The tour group of European business representatives is visiting the country at the invitation of the GIZ German Society for International Cooperation. With Professor Heck from the ifas Institute for Applied Material Flow Management in Birkenfeld as guide, the tour takes the interested entrepreneurs from Windhoek through Okahandja, Otjiwarongo and Ohorongo to Omalanga Lodge on the fringe of Etosha National Park. According to the plans of ifas, this region will host a Biomass Industrial Park (BIP).
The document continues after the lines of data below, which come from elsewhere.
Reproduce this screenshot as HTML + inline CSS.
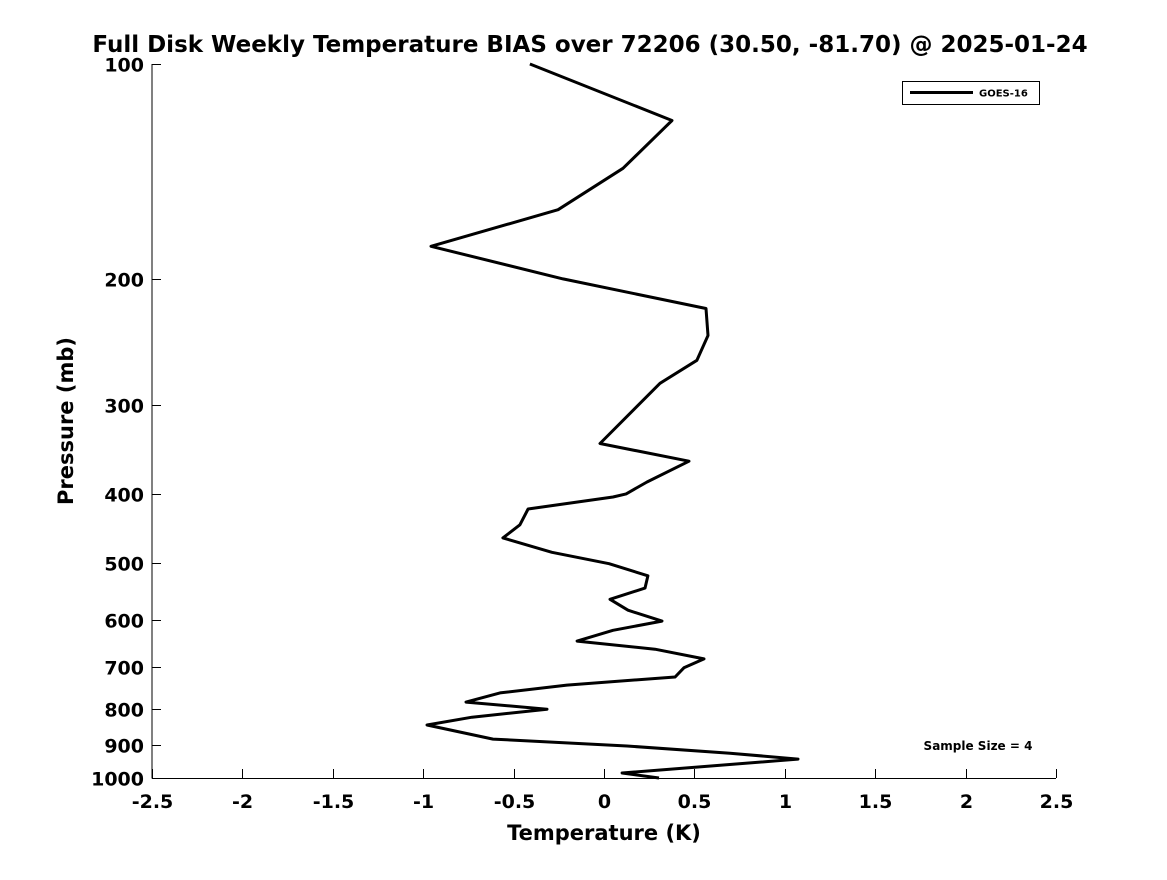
<!DOCTYPE html>
<html><head><meta charset="utf-8"><style>
body{margin:0;background:#fff;}
svg text{font-family:"DejaVu Sans","Liberation Sans",sans-serif;font-weight:bold;fill:#000;}
</style></head><body>
<svg width="1167" height="875" viewBox="0 0 1167 875">
<text x="590" y="52" font-size="23" text-anchor="middle">Full Disk Weekly Temperature BIAS over 72206 (30.50, -81.70) @ 2025-01-24</text>
<g id="axes"></g>
<path id="line" fill="none" stroke="#000" stroke-width="3" stroke-linejoin="round"/>
<g>
<rect x="902.5" y="81.5" width="137" height="23" fill="#fff" stroke="#000" stroke-width="1"/>
<line x1="910" y1="92.5" x2="973" y2="92.5" stroke="#000" stroke-width="3"/>
<text x="979" y="96.5" font-size="10">GOES-16</text>
</g>
<text x="978" y="750" font-size="12" text-anchor="middle">Sample Size = 4</text>
<text x="604" y="840" font-size="21" text-anchor="middle">Temperature (K)</text>
<text transform="translate(73,421) rotate(-90)" font-size="21" text-anchor="middle">Pressure (mb)</text>
</svg>
<script>
const temps=[-0.41,0.376,0.105,-0.254,-0.957,-0.227,0.564,0.575,0.514,0.31,-0.022,0.47,0.238,0.122,0.05,-0.42,-0.465,-0.5,-0.559,-0.288,0.028,0.243,0.227,0.033,0.133,0.321,0.05,-0.149,0.282,0.553,0.442,0.393,-0.205,-0.575,-0.763,-0.315,-0.73,-0.979,-0.614,0.127,0.697,1.073,0.1,0.304];
const pressures=[100,120,140,160,180,200,220,240,260,280,340,360,385,400,404,420,442,449,461,483,501,521,542,562,582,603,621,643,660,681,701,722,741,760,783,801,822,843,882,902,923,941,984,1000];
const xTicks=[-2.5,-2,-1.5,-1,-0.5,0,0.5,1,1.5,2,2.5];
const yTicks=[100,200,300,400,500,600,700,800,900,1000];
const X0=152,X1=1056,Y0=64,Y1=778;
function xs(v){return X0+(v+2.5)/5*(X1-X0);}
function ys(p){return Y0+Math.log10(p/100)*(Y1-Y0);}
const NS="http://www.w3.org/2000/svg";
const ax=document.getElementById('axes');
function mk(t,a){const e=document.createElementNS(NS,t);for(const k in a)e.setAttribute(k,a[k]);ax.appendChild(e);return e;}
let l=mk('line',{x1:X0,y1:Y0,x2:X0,y2:Y1+0.5,stroke:'#000','stroke-width':1});


l=mk('line',{x1:X0,y1:Y1+0.5,x2:X1,y2:Y1+0.5,stroke:'#000','stroke-width':1});


xTicks.forEach(v=>{const x=Math.round(xs(v))+0.5;
 const t=mk('line',{x1:x,y1:Y1,x2:x,y2:Y1-9,stroke:'#000','stroke-width':1});
 
 
 const tx=mk('text',{x:x,y:808,'font-size':19,'text-anchor':'middle'});tx.textContent=String(v);
 
 });
yTicks.forEach(v=>{const y=Math.round(ys(v))+0.5;
 const t=mk('line',{x1:X0,y1:y,x2:X0+9,y2:y,stroke:'#000','stroke-width':1});
 
 
 const tx=mk('text',{x:144,y:y+7,'font-size':19,'text-anchor':'end'});tx.textContent=String(v);
 
 });
document.getElementById('line').setAttribute('d',temps.map((t,i)=>(i?'L':'M')+xs(t).toFixed(1)+','+ys(pressures[i]).toFixed(1)).join(''));
</script>
</body></html>
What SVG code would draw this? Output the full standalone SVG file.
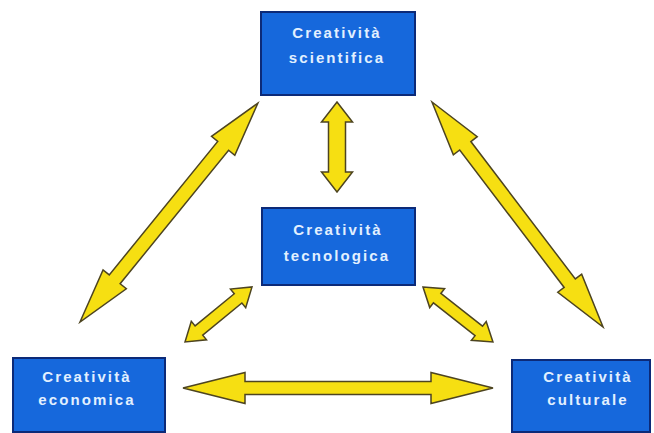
<svg xmlns="http://www.w3.org/2000/svg" width="654" height="433" viewBox="0 0 654 433">
<style>
.box{fill:#1668dc;stroke:#0c2a78;stroke-width:2}
.lbl{font-family:"Liberation Sans",Arial,sans-serif;font-weight:bold;font-size:15px;fill:#e2f0ff;text-anchor:middle;letter-spacing:2.1px}
.arr{fill:#f6df12;stroke:#4d4420;stroke-width:1.5;stroke-linejoin:miter}
</style>
<rect width="654" height="433" fill="#ffffff"/>
<g id="connectors">
<polygon class="arr" transform="translate(183,388)" points="0,0 62,-15.5 62,-6.5 248,-6.5 248,-15.5 310,0 248,15.5 248,6.5 62,6.5 62,15.5"/>
<polygon class="arr" transform="translate(337,102) rotate(90)" points="0,0 20,-15.5 20,-8.5 70,-8.5 70,-15.5 90,0 70,15.5 70,8.5 20,8.5 20,15.5"/>
<polygon class="arr" transform="translate(80,322) rotate(-50.9)" points="0,0 55,-15 55,-7 227,-7 227,-15 282,0 227,15 227,7 55,7 55,15"/>
<polygon class="arr" transform="translate(432,102) rotate(52.76)" points="0,0 55,-15 55,-7 227.6,-7 227.6,-15 282.6,0 227.6,15 227.6,7 55,7 55,15"/>
<polygon class="arr" transform="translate(185,342) rotate(-39.4)" points="0,0 18,-12 18,-6 68.7,-6 68.7,-12 86.7,0 68.7,12 68.7,6 18,6 18,12"/>
<polygon class="arr" transform="translate(423,287) rotate(38.2)" points="0,0 18,-12 18,-6 71,-6 71,-12 89,0 71,12 71,6 18,6 18,12"/>
</g>
<g id="scientifica">
<rect class="box" x="261" y="12" width="154" height="83"/>
<text class="lbl" x="337" y="38">Creatività</text>
<text class="lbl" x="337" y="63">scientifica</text>
</g>
<g id="tecnologica">
<rect class="box" x="262" y="208" width="153" height="77"/>
<text class="lbl" x="338" y="235">Creatività</text>
<text class="lbl" x="337" y="261">tecnologica</text>
</g>
<g id="economica">
<rect class="box" x="13" y="358" width="152" height="74"/>
<text class="lbl" x="87" y="382">Creatività</text>
<text class="lbl" x="87" y="405">economica</text>
</g>
<g id="culturale">
<rect class="box" x="512" y="360" width="138" height="72"/>
<text class="lbl" x="588" y="382">Creatività</text>
<text class="lbl" x="588" y="405">culturale</text>
</g>
</svg>
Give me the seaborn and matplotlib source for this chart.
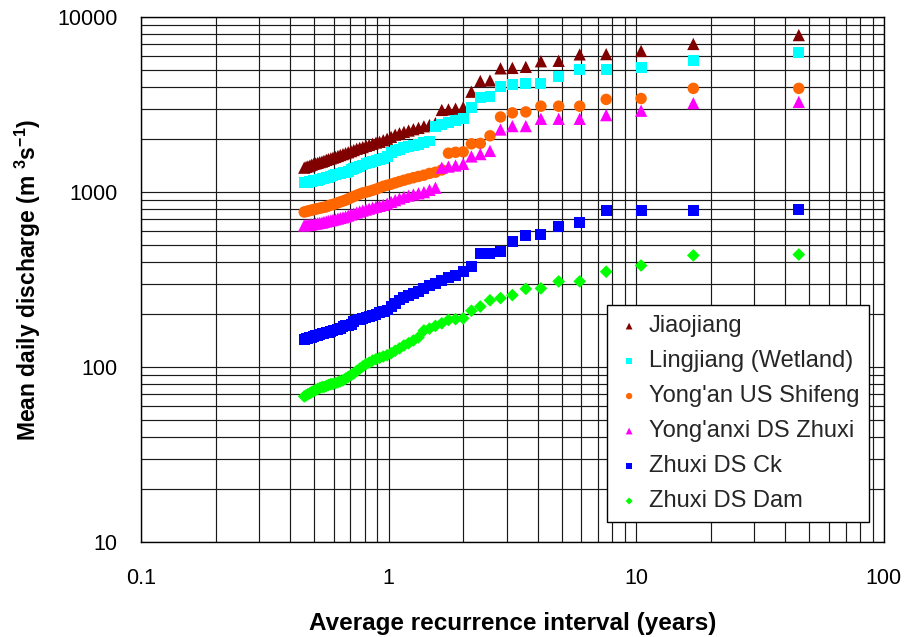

The establishment of this BIP has ambitious objectives:
• Technological advancement in the mobilisation of biomass,
• Synergy effects between different production processes,
• Economies of scale resulting in lower costs per unit,
• Centralisation and its knock-on effect
• Product diversification.

Sounds pretty academic. Professor Heck from ifas describes it more pragmatically. ‘Where else does the opportunity exist to do something that is both economically and ecologically worthwhile whilst simultaneously bringing hope and a future to so many people?’

 

When ifas appealed for partners for the project, Creapaper didn’t need to be asked twice. ‘We are bringing our idea of grass paper to Africa,’ states Founder and CEO Uwe D’Agnone, ‘and in doing so, we help the local people – we create jobs, secure incomes, make the soil fertile again – this is social impact at its very best.’

 

The group of business representatives finish the educational trip with a workshop. A flip chart reads, ‘What will be different when we are finished:

• Restoration of agricultural land
• Secure groundwater recharge
• (Re)development of biodiversity
• Creation of jobs in farming areas
• Improvement of self-sufficiency
• Local value creation of existing resources
• Creation of biomass: fuels, construction materials, animal fodder – and raw material for grass paper

 

The days were long and tiring. ‘To tell the truth, I imagined a slightly more relaxed trip,’ smiles D’Agnone. Everyone is on first-name terms. It feels as if they’ve all known each other for a long time. In just a handful of days, strangers have become friends.

 

It’s all set to start in a few weeks. In an area the size of a football pitch, farmers are clearing the acacia to make room for indigenous grass seed. Once it’s at the right length, Creapaper will test it to see which types of grass paper and packaging it can be used to make. Uwe D’Agnone is excited. ‘Namibia is a magnificent country and the locals are pleased and proud to be part of this project. I can hardly wait to come back again!’